→ **EXERCISE BRIEF**: Take the lines from the one bearing "Write the Plotly code for this chart." to the one bearing "PW, PH = W - L - R, H - T - B", inclusive, and reproduce them exactly; include no other line.
start DATASET EXTRACT
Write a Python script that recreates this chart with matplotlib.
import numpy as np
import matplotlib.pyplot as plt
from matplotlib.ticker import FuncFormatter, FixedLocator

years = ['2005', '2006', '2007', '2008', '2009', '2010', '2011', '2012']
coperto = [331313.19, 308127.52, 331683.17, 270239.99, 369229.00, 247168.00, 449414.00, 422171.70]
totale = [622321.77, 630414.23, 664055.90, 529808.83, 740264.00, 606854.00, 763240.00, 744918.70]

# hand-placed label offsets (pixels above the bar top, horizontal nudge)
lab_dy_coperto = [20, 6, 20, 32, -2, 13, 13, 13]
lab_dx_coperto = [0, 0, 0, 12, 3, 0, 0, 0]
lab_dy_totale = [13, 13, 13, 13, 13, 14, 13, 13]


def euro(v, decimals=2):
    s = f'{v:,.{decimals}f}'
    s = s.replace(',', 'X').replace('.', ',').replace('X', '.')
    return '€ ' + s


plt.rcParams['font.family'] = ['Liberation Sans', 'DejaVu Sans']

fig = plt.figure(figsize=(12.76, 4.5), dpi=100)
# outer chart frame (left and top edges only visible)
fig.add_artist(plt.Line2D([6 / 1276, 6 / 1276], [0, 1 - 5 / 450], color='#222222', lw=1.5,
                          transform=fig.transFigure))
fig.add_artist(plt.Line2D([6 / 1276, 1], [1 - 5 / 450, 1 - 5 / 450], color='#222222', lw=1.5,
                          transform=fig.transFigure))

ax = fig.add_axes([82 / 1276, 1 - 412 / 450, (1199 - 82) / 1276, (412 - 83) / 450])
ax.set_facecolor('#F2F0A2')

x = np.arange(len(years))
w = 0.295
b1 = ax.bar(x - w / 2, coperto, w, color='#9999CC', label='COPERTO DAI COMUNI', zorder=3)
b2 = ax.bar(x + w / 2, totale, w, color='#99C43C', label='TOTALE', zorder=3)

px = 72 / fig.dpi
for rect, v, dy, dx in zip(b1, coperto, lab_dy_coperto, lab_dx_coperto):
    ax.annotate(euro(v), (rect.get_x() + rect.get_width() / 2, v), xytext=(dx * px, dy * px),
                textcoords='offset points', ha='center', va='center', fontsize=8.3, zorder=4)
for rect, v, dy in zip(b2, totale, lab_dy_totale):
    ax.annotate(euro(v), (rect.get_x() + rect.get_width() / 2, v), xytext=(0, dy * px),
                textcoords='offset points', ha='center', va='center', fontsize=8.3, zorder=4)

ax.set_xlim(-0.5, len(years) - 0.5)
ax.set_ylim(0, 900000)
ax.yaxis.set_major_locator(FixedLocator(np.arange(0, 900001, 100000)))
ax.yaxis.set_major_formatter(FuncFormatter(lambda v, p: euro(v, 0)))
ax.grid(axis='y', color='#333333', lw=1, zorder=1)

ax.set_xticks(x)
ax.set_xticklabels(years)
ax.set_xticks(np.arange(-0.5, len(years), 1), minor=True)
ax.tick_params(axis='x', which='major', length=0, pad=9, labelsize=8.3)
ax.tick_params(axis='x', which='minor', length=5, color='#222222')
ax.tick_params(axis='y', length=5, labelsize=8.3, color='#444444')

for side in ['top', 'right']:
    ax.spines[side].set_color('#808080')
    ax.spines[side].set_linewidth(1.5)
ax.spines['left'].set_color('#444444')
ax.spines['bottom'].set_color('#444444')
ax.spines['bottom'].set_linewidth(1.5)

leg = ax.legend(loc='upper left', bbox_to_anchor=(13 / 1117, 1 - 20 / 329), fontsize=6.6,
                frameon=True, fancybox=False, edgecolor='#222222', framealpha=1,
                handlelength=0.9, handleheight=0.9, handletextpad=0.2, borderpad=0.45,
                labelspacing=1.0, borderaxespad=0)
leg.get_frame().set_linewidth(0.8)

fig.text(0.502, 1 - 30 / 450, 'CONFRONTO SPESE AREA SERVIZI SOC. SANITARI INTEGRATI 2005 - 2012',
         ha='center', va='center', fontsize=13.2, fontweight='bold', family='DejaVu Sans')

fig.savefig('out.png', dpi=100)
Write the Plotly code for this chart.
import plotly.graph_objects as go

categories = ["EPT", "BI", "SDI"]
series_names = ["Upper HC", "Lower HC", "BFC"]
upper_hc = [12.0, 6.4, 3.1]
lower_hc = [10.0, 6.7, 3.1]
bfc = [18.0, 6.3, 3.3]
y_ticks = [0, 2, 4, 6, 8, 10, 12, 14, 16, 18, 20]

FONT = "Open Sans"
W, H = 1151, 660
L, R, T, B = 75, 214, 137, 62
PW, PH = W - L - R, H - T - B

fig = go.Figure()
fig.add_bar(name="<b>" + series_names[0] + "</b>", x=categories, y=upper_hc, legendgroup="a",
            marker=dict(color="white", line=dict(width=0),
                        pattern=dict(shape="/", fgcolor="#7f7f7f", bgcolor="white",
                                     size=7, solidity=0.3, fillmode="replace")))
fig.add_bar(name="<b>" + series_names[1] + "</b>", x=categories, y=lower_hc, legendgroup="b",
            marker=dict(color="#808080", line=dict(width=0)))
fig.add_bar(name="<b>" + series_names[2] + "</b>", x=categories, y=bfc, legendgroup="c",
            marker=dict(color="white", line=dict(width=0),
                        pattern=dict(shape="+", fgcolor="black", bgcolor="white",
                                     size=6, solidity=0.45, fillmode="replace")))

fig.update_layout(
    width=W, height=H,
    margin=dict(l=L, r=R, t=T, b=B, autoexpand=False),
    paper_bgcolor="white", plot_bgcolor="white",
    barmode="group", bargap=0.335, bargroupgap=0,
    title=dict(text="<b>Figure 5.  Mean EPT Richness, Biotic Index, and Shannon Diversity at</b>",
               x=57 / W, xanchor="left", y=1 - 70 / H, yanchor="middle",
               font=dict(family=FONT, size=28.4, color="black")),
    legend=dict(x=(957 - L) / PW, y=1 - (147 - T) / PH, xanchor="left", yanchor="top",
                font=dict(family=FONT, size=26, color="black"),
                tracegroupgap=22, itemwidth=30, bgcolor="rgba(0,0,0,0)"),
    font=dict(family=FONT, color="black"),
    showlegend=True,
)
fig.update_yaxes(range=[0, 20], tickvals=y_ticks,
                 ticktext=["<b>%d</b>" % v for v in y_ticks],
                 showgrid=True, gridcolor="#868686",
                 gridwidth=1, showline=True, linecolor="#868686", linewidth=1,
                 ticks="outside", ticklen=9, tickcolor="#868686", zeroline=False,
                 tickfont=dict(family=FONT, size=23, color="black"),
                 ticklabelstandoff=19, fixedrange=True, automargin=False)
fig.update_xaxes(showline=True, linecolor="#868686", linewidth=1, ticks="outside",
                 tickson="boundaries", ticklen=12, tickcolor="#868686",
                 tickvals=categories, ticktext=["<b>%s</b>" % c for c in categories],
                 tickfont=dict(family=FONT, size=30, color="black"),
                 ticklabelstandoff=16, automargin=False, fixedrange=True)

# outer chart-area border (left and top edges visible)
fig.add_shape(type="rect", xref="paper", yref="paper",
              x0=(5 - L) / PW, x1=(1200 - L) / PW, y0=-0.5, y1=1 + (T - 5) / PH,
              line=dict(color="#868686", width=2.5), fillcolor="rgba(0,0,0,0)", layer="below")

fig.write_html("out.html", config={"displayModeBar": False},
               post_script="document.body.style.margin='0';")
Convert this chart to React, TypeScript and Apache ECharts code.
end DATASET EXTRACT
→ **SOLUTION**:
Write the Plotly code for this chart.
import plotly.graph_objects as go

categories = ["EPT", "BI", "SDI"]
series_names = ["Upper HC", "Lower HC", "BFC"]
upper_hc = [12.0, 6.4, 3.1]
lower_hc = [10.0, 6.7, 3.1]
bfc = [18.0, 6.3, 3.3]
y_ticks = [0, 2, 4, 6, 8, 10, 12, 14, 16, 18, 20]

FONT = "Open Sans"
W, H = 1151, 660
L, R, T, B = 75, 214, 137, 62
PW, PH = W - L - R, H - T - B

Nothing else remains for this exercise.